Y a-t-il une inspiration commune aux nouvelles lampes que vous exposez aux Ateliers Courbet ?
Thierry Dreyfus : Il n’y a pas de procédé qui les relie entre elles, non. Si ce n’est qu’elles s’appliquent toutes à être belles et utiles. Par exemple, la silhouette de la lampe 52nd vient d’un immeuble pour lequel j’avais conçu une installation lumineuse. Située sur la 52e Rue, à New York, elle s’architecture comme un empilement, avec des volumes de moins en moins larges à mesure qu’on monte dans les étages. La lampe Light Book, elle, est née d’un constat : une bibliothèque peut vite ressembler à un cimetière. Alors j’ai imaginé une lampe qu’on insérerait entre les livres pour éclairer leurs dos.

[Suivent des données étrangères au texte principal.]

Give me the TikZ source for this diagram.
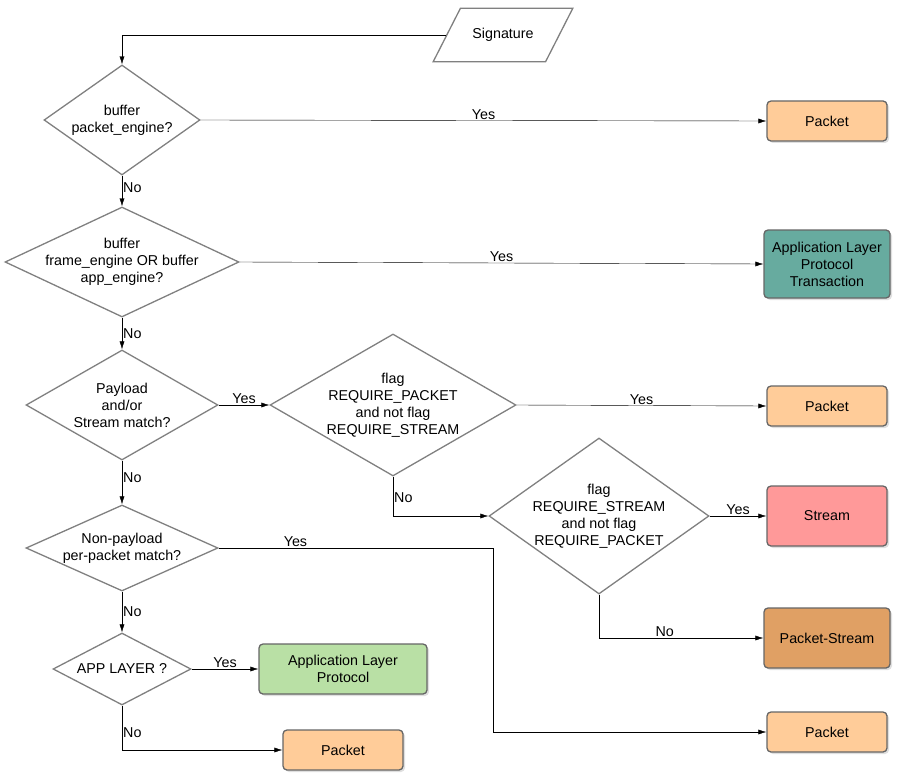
\documentclass[tikz,border=0pt]{standalone}
\usepackage{fontspec}
\setmainfont{Liberation Sans}
\usetikzlibrary{shapes.geometric,arrows.meta,shadows}
\definecolor{cpacket}{HTML}{FFCC99}
\definecolor{calpt}{HTML}{67AB9F}
\definecolor{cstream}{HTML}{FF9999}
\definecolor{cpstream}{HTML}{E0A064}
\definecolor{calp}{HTML}{B9E0A5}
\begin{document}
\begin{tikzpicture}[x=1pt,y=-1pt,
  font=\fontsize{14.3}{17}\selectfont,
  dia/.style={diamond,draw=gray,line width=1.3pt,fill=white,inner sep=0pt},
  box/.style={rectangle,rounded corners=4pt,draw=gray!80!black,line width=1.3pt,
    align=center,drop shadow={opacity=0.25,shadow xshift=2pt,shadow yshift=-2pt}},
  flow/.style={-{Latex[length=8pt,width=5pt]},thin},
  lab/.style={inner sep=1pt}]

  \useasboundingbox (0,0) rectangle (899,778);

  \node[trapezium,trapezium left angle=63,trapezium right angle=117,draw=gray,
    line width=1.3pt,inner xsep=12pt,inner ysep=20pt,fill=white] (sig) at (503,35) {Signature};

  % decisions
  \node[dia,minimum width=156,minimum height=110] (d1) at (122,120) {};
  \node[align=center] at (d1) {buffer\\packet\_engine?};
  \node[dia,minimum width=234,minimum height=110] (d2) at (122,262) {};
  \node[align=center] at (d2) {buffer\\frame\_engine OR buffer\\app\_engine?};
  \node[dia,minimum width=192,minimum height=110] (d3) at (122,405) {};
  \node[align=center] at (d3) {Payload\\and/or\\Stream match?};
  \node[dia,minimum width=246,minimum height=142] (d4) at (393,405) {};
  \node[align=center] at (d4) {flag\\REQUIRE\_PACKET\\and not flag\\REQUIRE\_STREAM};
  \node[dia,minimum width=220,minimum height=156] (d5) at (599,516) {};
  \node[align=center] at (d5) {flag\\REQUIRE\_STREAM\\and not flag\\REQUIRE\_PACKET};
  \node[dia,minimum width=192,minimum height=86] (d6) at (122,548) {};
  \node[align=center] at (d6) {Non-payload\\per-packet match?};
  \node[dia,minimum width=138,minimum height=72] (d7) at (122,669) {};
  \node at (d7) {APP LAYER ?};

  % results
  \node[box,fill=cpacket,minimum width=120,minimum height=40] (p1) at (827,121) {Packet};
  \node[box,fill=calpt,minimum width=126,minimum height=68] (alpt) at (827,264) {Application Layer\\Protocol\\Transaction};
  \node[box,fill=cpacket,minimum width=120,minimum height=40] (p2) at (827,406) {Packet};
  \node[box,fill=cstream,minimum width=120,minimum height=60] (st) at (827,516) {Stream};
  \node[box,fill=cpstream,minimum width=126,minimum height=60] (pst) at (827,638) {Packet-Stream};
  \node[box,fill=calp,minimum width=168,minimum height=50] (alp) at (343,669) {Application Layer\\Protocol};
  \node[box,fill=cpacket,minimum width=120,minimum height=40] (p3) at (343,750) {Packet};
  \node[box,fill=cpacket,minimum width=120,minimum height=40] (p4) at (827,732) {Packet};

  % connectors
  \draw[flow] (sig.west) -| (d1.north);
  \draw[flow] (d1.east) -- node[lab,above,pos=0.5]{Yes} (p1.west);
  \draw[flow] (d1.south) -- node[lab,right,pos=0.4]{No} (d2.north);
  \draw[flow] (d2.east) -- node[lab,above]{Yes} (alpt.west);
  \draw[flow] (d2.south) -- node[lab,right,pos=0.5]{No} (d3.north);
  \draw[flow] (d3.east) -- node[lab,above]{Yes} (d4.west);
  \draw[flow] (d4.east) -- node[lab,above]{Yes} (p2.west);
  \draw[flow] (d4.south) |- node[lab,right,pos=0.27]{No} (d5.west);
  \draw[flow] (d5.east) -- node[lab,above]{Yes} (st.west);
  \draw[flow] (d5.south) |- node[lab,above,pos=0.7]{No} (pst.west);
  \draw[flow] (d3.south) -- node[lab,right,pos=0.4]{No} (d6.north);
  \draw[flow] (d6.east) -- node[lab,above,pos=0.28]{Yes} (493,548) |- (p4.west);
  \draw[flow] (d6.south) -- node[lab,right,pos=0.5]{No} (d7.north);
  \draw[flow] (d7.east) -- node[lab,above]{Yes} (alp.west);
  \draw[flow] (d7.south) |- node[lab,right,pos=0.3]{No} (p3.west);
\end{tikzpicture}
\end{document}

Il y a du Giacometti, du Brancusi, du Noguchi dans ces lampes. Comment l’histoire de la sculpture résonne-t-elle en vous ?

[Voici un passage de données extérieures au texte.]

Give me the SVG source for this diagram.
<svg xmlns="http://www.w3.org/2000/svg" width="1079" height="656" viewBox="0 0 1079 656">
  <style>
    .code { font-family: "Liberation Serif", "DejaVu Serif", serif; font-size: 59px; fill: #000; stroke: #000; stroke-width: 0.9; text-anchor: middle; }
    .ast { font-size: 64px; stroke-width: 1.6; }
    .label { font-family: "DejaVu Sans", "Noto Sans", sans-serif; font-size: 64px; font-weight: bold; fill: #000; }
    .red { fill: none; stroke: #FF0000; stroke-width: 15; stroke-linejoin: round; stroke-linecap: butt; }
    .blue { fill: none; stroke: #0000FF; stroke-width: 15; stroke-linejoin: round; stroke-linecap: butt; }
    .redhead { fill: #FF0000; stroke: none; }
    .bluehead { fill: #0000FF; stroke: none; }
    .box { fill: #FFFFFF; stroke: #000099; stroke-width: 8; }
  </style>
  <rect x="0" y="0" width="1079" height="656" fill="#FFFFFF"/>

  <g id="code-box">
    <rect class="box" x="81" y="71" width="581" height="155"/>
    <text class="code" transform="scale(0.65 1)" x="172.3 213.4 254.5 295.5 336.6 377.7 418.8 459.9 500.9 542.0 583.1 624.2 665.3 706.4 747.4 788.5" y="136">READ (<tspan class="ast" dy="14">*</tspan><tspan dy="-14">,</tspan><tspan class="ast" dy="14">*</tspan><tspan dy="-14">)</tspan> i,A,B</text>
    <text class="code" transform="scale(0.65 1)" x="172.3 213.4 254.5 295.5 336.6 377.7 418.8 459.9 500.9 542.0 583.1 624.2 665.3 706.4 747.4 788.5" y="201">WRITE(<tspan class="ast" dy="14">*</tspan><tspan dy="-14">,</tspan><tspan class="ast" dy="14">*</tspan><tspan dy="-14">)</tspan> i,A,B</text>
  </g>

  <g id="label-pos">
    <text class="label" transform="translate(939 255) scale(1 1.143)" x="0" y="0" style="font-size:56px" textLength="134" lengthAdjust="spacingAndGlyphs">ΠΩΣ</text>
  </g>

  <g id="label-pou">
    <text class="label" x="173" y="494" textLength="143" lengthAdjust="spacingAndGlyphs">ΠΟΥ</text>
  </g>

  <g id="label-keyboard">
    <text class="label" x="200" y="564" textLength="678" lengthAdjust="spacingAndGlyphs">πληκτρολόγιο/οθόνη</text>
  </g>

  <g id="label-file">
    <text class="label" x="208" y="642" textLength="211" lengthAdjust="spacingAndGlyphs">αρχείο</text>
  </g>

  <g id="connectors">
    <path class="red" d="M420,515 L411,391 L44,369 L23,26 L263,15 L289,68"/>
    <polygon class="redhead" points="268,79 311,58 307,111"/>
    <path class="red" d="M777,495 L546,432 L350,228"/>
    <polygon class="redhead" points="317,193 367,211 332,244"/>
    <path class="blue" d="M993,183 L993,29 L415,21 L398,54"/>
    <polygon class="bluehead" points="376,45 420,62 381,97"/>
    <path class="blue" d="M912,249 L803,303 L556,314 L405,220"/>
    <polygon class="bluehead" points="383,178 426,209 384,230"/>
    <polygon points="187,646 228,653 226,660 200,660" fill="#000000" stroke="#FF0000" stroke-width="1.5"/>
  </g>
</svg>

Certes, il ressort sans doute quelque chose des grandes œuvres que j’ai pu observer dans ma vie. Mais je suis plus pragmatique que cela : les formes naissent surtout de mon carnet à dessin. Cela dit, un collectionneur a disposé l’une de mes lampes entre un Brancusi et une toile de Motherwell : la discussion entre les trois objets est magnifique ! D’ailleurs, je dis souvent à mes assistants : « Allez voir les peintres ! Allez voir comment ils éclairent… »

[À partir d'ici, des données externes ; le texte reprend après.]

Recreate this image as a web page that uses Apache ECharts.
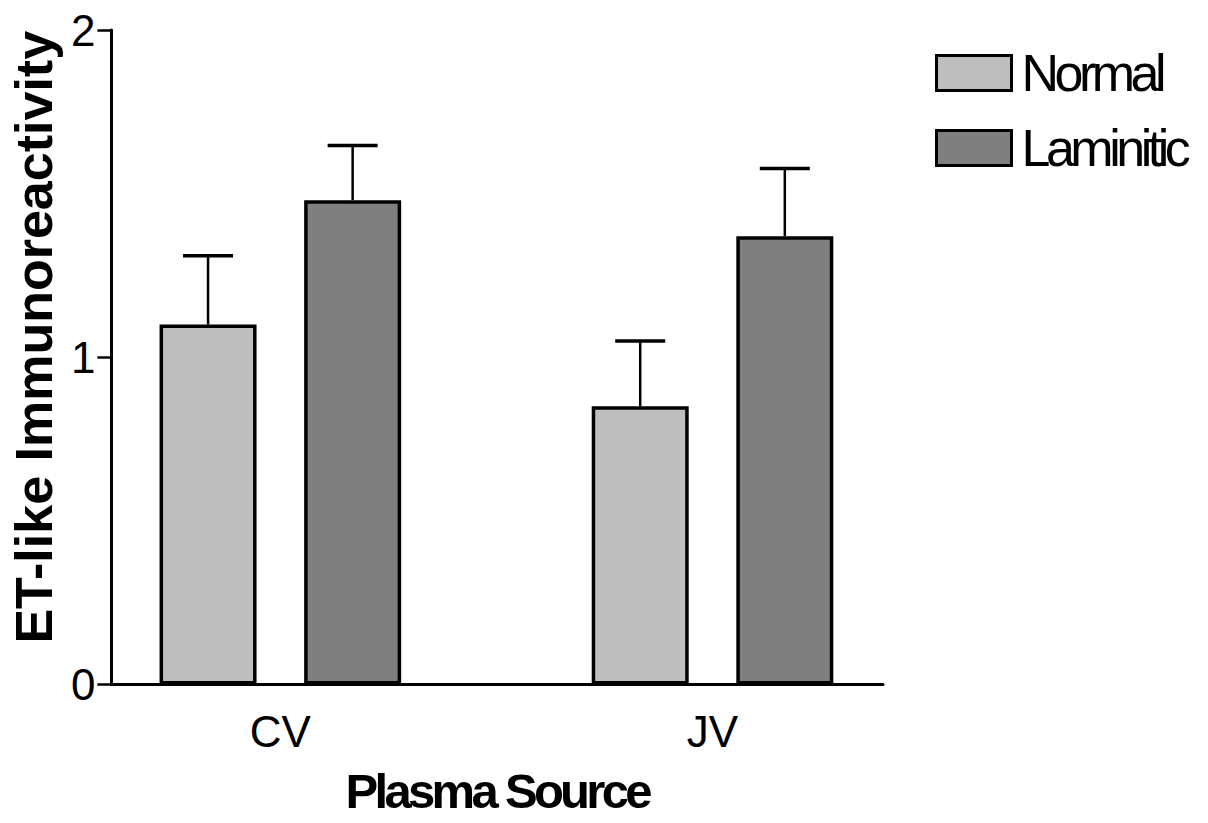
<!DOCTYPE html>
<html>
<head>
<meta charset="utf-8">
<script src="https://cdn.jsdelivr.net/npm/echarts@6/dist/echarts.min.js"></script>
<style>
  html, body { margin: 0; padding: 0; background: #ffffff; }
  #chart { width: 1208px; height: 823px; }
</style>
</head>
<body>
<div id="chart"></div>
<script>
// Plasma sources on the x axis
const categories = ['CV', 'JV'];
// Group means and standard errors
const normalMean = [1.10, 0.85];
const normalSem = [0.21, 0.20];
const laminiticMean = [1.48, 1.37];
const laminiticSem = [0.167, 0.207];
const seriesNames = ['Normal', 'Laminitic'];
const yTicks = [0, 1, 2];
const xTitle = 'Plasma Source';
const yTitle = 'ET-like Immunoreactivity';

// Bars within a source sit this far either side of the source position
const PAIR_OFFSET = 0.1673;
const FONT = "'Liberation Sans', Arial, sans-serif";

function barData(means, shift) {
  return means.map((m, i) => [i + shift, m]);
}
function errData(means, sems, shift) {
  return means.map((m, i) => [i + shift, m, sems[i]]);
}

// Upper error whisker with a flat cap
function renderErr(params, api) {
  const x = api.value(0), m = api.value(1), e = api.value(2);
  const base = api.coord([x, m]);
  const top = api.coord([x, m + e]);
  const half = 25;
  return {
    type: 'group',
    children: [
      { type: 'line', shape: { x1: base[0], y1: base[1], x2: top[0], y2: top[1] },
        style: { stroke: '#000', lineWidth: 2.5 } },
      { type: 'line', shape: { x1: top[0] - half, y1: top[1], x2: top[0] + half, y2: top[1] },
        style: { stroke: '#000', lineWidth: 3.5 } }
    ]
  };
}

const chart = echarts.init(document.getElementById('chart'), null, { renderer: 'svg' });

// Legend entries and the x title are set in a tightly spaced face
const tightText = { 'Normal': '-4.5px', 'Laminitic': '-4.5px' };
tightText[xTitle] = '-3.7px';
function tightenText() {
  document.querySelectorAll('#chart text').forEach(t => {
    const s = tightText[t.textContent.trim()];
    if (s) t.style.letterSpacing = s;
  });
}
chart.on('finished', tightenText);

chart.setOption({
  backgroundColor: '#ffffff',
  animation: false,
  grid: { left: 104, right: 325, top: 30, bottom: 138.5, containLabel: false },
  legend: {
    orient: 'vertical',
    left: 935,
    top: 47,
    padding: 0,
    itemGap: 23,
    itemWidth: 75,
    itemHeight: 35,
    icon: 'rect',
    data: seriesNames,
    itemStyle: { borderColor: '#000', borderWidth: 3 },
    textStyle: { fontFamily: FONT, fontSize: 52, color: '#000', padding: [0, 0, 0, 5] }
  },
  xAxis: {
    type: 'value',
    min: -0.391,
    max: 1.3945,
    splitLine: { show: false },
    axisLine: { show: true, onZero: false, lineStyle: { color: '#000', width: 3 } },
    axisTick: { show: false },
    axisLabel: {
      customValues: categories.map((c, i) => i),
      formatter: v => categories[Math.round(v)],
      fontFamily: FONT, fontSize: 44, color: '#000', margin: 25
    },
    name: xTitle,
    nameLocation: 'middle',
    nameGap: 82,
    nameTextStyle: { fontFamily: FONT, fontWeight: 'bold', fontSize: 49, color: '#000' }
  },
  yAxis: {
    type: 'value',
    min: 0,
    max: 2,
    interval: 1,
    splitLine: { show: false },
    axisLine: { show: true, onZero: false, lineStyle: { color: '#000', width: 3 } },
    axisTick: { show: true, inside: false, length: 14, lineStyle: { color: '#000', width: 2.5 } },
    axisLabel: {
      fontFamily: FONT, fontSize: 44, color: '#000', margin: 16,
      formatter: v => String(yTicks[yTicks.indexOf(v)])
    },
    name: yTitle,
    nameLocation: 'middle',
    nameRotate: 90,
    nameGap: 38,
    nameTextStyle: { fontFamily: FONT, fontWeight: 'bold', fontSize: 52, color: '#000', padding: [0, 0, 0, 40] }
  },
  series: [
    {
      name: seriesNames[0],
      type: 'bar',
      barWidth: 97,
      barGap: '-100%',
      data: barData(normalMean, -PAIR_OFFSET),
      itemStyle: { color: '#bebebe', borderColor: '#000', borderWidth: 3.5 }
    },
    {
      name: seriesNames[1],
      type: 'bar',
      barWidth: 97,
      barGap: '-100%',
      data: barData(laminiticMean, PAIR_OFFSET),
      itemStyle: { color: '#7f7f7f', borderColor: '#000', borderWidth: 3.5 }
    },
    {
      type: 'custom',
      renderItem: renderErr,
      data: errData(normalMean, normalSem, -PAIR_OFFSET),
      z: 1
    },
    {
      type: 'custom',
      renderItem: renderErr,
      data: errData(laminiticMean, laminiticSem, PAIR_OFFSET),
      z: 1
    }
  ]
});
tightenText();
</script>
</body>
</html>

« Les matières s’imposent à moi »
Thierry Dreyfus, comment procédez-vous au choix des matières?
Les matières s’imposent à moi. Si j’ai face à moi de l’orme ou du noyer, je sens que telle forme sera davantage en adéquation avec tel arbre qu’avec tel autre. Et puis il y a le marbre, immense sujet, avec ses millions de textures, de couleurs et de profondeurs. Pour la lampe 52nd, je ne voulais pas de ces marbres tout blancs qui me semblent sans consistance. J’ai opté plutôt pour des tranches de « marbre-nuage » découvertes chez des marbriers turcs.
Dans votre travail d’artisan comme de scénographe, il y a des anfractuosités, des failles récurrentes. D’où cela vous vient-il ?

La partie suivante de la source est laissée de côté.